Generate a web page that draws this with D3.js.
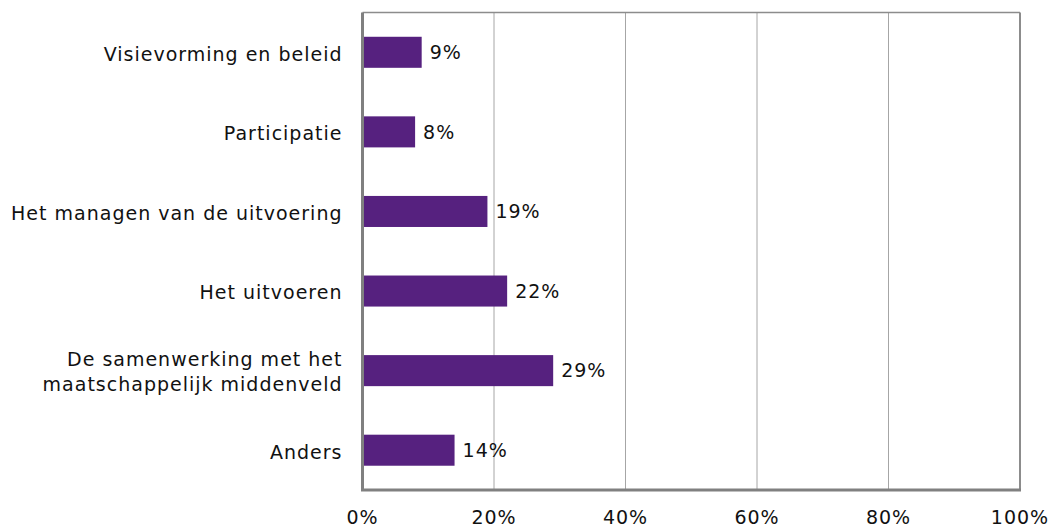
※ ※ ※
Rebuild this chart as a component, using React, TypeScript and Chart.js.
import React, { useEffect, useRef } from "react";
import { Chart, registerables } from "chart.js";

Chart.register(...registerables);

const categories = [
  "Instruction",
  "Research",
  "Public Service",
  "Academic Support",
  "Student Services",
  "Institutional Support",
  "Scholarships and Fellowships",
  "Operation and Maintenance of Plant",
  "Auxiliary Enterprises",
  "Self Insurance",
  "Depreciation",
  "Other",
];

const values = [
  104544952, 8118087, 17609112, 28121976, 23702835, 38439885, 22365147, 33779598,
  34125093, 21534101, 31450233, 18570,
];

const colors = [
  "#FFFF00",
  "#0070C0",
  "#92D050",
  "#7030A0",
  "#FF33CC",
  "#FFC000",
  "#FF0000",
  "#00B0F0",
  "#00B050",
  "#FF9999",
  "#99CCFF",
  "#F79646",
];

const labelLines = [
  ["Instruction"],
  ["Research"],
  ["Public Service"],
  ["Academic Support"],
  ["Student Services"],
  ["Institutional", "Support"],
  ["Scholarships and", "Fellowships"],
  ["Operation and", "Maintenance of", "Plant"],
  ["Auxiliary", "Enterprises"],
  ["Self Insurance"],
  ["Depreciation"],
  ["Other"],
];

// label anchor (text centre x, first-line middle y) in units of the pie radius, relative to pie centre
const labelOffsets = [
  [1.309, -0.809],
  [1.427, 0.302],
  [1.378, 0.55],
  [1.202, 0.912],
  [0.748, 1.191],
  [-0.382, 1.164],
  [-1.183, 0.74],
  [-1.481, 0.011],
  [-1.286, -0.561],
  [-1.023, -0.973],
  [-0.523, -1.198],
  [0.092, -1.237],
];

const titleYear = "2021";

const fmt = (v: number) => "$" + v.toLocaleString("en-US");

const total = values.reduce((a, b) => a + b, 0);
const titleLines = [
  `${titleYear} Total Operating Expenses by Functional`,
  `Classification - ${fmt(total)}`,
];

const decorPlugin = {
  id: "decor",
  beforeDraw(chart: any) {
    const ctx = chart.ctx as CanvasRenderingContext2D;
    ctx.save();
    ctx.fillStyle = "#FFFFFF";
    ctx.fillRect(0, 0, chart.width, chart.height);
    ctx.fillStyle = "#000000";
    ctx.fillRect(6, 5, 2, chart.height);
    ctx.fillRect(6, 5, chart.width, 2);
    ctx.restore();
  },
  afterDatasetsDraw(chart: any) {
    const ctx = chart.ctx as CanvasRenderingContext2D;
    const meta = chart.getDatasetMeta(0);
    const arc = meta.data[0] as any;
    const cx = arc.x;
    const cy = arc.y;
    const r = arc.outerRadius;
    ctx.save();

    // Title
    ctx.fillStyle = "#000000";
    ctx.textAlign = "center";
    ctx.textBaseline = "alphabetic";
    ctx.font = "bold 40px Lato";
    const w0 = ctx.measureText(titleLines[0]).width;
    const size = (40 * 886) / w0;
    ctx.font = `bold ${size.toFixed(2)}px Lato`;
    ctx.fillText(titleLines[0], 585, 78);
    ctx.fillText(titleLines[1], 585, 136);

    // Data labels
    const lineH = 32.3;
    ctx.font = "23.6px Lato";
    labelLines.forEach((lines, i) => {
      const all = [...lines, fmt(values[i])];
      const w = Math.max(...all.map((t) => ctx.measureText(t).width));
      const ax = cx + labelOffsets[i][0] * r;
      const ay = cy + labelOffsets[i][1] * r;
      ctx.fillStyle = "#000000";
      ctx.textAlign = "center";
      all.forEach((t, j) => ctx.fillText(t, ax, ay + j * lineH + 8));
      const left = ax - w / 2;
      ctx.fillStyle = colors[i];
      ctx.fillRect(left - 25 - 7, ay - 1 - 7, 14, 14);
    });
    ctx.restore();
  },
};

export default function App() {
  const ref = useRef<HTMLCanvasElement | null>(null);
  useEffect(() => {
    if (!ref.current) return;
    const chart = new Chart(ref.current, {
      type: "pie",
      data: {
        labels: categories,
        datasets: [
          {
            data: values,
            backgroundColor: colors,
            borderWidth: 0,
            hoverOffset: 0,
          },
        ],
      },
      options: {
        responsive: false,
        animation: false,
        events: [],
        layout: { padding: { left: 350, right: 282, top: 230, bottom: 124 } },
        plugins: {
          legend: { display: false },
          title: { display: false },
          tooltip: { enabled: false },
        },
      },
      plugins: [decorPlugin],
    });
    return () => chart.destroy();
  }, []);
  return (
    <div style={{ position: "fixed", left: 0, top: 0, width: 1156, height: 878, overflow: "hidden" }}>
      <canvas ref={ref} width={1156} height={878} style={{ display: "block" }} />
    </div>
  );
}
※ ※ ※
Short problem = Return exactly the lines from the line that has "Rebuild this chart" to the line that has "Chart.register(...registerables);", both of them included.

Complete answer =
Rebuild this chart as a component, using React, TypeScript and Chart.js.
import React, { useEffect, useRef } from "react";
import { Chart, registerables } from "chart.js";

Chart.register(...registerables);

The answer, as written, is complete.